# Requirements
Copy every line from the material below that holds "script".

(A block of data)
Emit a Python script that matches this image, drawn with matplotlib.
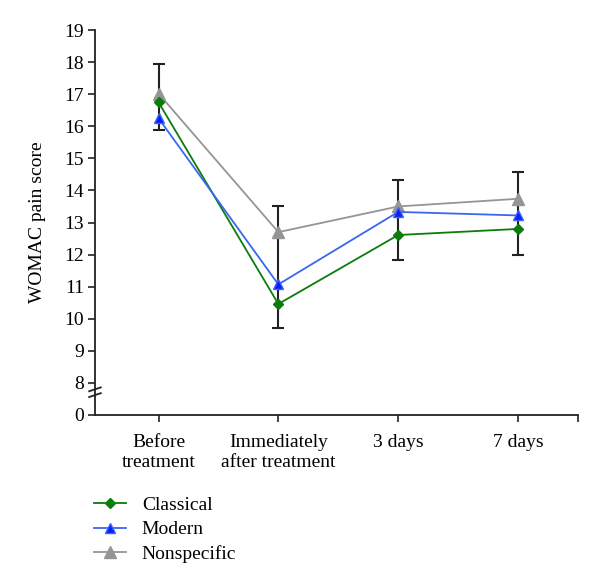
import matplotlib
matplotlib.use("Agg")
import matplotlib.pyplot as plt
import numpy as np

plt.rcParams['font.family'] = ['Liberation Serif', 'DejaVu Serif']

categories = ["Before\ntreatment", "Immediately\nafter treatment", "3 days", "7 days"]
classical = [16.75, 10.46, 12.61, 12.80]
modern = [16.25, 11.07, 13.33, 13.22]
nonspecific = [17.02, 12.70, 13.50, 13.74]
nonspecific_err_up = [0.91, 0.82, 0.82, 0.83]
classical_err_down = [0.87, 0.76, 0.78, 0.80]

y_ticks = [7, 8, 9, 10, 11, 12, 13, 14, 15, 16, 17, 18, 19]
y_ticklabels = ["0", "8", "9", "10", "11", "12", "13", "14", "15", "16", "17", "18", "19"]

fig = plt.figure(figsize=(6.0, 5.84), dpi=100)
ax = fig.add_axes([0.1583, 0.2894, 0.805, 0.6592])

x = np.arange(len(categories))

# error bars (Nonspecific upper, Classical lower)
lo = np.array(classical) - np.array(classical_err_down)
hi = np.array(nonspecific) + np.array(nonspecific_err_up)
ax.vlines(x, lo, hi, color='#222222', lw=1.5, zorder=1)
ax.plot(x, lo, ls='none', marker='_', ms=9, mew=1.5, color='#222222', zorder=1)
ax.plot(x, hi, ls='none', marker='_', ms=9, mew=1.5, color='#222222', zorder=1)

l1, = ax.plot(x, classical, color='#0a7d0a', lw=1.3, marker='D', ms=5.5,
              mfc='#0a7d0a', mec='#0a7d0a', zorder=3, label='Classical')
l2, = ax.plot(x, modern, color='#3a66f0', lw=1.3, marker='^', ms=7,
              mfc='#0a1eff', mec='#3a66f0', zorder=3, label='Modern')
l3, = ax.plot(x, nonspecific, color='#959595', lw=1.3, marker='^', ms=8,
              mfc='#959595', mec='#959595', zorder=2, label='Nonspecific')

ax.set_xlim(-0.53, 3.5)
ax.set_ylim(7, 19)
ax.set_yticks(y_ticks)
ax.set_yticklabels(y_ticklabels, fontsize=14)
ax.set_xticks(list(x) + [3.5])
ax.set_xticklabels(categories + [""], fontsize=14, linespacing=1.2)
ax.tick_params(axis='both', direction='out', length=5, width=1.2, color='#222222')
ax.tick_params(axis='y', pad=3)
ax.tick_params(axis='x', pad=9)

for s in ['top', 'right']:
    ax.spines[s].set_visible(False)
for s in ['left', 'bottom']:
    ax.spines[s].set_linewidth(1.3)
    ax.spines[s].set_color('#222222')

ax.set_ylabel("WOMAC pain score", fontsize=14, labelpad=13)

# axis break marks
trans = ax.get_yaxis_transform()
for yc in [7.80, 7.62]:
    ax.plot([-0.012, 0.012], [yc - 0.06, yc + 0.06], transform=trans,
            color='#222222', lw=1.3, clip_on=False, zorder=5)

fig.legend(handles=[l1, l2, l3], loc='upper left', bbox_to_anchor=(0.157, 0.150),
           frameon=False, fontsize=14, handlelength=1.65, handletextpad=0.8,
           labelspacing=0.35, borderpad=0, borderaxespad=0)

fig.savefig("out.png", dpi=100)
...
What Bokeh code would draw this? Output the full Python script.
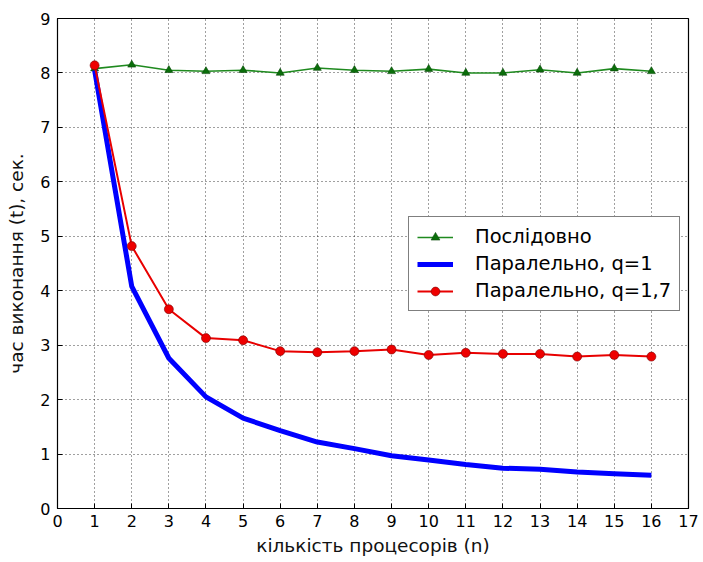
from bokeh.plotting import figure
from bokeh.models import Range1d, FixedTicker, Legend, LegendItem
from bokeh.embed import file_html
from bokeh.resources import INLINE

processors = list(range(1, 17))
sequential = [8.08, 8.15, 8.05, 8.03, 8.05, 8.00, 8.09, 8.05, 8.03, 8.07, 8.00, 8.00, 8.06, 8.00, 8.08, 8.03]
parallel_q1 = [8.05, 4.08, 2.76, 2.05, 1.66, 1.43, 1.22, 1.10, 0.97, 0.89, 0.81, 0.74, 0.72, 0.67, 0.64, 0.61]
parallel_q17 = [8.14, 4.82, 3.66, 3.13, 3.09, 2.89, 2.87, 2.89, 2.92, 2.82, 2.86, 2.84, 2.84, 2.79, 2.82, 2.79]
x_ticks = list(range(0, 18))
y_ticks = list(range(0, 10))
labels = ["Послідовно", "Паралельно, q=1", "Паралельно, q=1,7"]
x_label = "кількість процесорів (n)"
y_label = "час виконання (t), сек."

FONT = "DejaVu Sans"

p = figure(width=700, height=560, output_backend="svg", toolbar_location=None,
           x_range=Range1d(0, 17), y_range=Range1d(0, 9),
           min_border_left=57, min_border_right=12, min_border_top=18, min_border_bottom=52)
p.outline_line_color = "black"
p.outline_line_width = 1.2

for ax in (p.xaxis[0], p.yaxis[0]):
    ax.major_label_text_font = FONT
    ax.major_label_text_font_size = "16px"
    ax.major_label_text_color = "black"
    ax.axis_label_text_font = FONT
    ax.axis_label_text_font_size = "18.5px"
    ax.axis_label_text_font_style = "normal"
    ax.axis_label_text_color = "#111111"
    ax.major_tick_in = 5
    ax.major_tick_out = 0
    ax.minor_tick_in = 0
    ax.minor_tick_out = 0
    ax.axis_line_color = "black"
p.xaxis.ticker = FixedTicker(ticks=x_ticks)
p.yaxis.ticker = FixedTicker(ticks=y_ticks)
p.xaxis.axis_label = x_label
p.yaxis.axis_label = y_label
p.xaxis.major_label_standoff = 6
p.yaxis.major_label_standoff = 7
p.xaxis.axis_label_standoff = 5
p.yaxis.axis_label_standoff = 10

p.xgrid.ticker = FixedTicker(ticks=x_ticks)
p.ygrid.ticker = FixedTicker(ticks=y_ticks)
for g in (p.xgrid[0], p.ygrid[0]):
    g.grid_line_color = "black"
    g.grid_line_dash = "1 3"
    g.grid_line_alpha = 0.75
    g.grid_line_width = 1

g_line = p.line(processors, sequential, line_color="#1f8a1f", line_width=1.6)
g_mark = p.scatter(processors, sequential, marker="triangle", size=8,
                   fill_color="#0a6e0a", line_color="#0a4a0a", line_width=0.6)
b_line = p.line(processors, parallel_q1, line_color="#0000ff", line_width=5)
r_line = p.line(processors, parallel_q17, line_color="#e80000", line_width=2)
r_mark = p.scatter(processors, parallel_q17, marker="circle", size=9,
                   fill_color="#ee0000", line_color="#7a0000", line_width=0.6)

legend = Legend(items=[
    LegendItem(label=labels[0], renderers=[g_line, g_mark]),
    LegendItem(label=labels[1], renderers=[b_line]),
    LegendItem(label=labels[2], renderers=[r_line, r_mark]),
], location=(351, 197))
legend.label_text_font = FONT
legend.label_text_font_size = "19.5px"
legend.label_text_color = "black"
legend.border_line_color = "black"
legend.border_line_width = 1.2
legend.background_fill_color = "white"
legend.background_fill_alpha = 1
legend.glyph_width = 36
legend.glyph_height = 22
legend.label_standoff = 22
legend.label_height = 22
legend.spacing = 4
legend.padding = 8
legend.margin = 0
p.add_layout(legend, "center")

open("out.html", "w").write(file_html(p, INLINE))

# Worked answer
Emit a Python script that matches this image, drawn with matplotlib.
What Bokeh code would draw this? Output the full Python script.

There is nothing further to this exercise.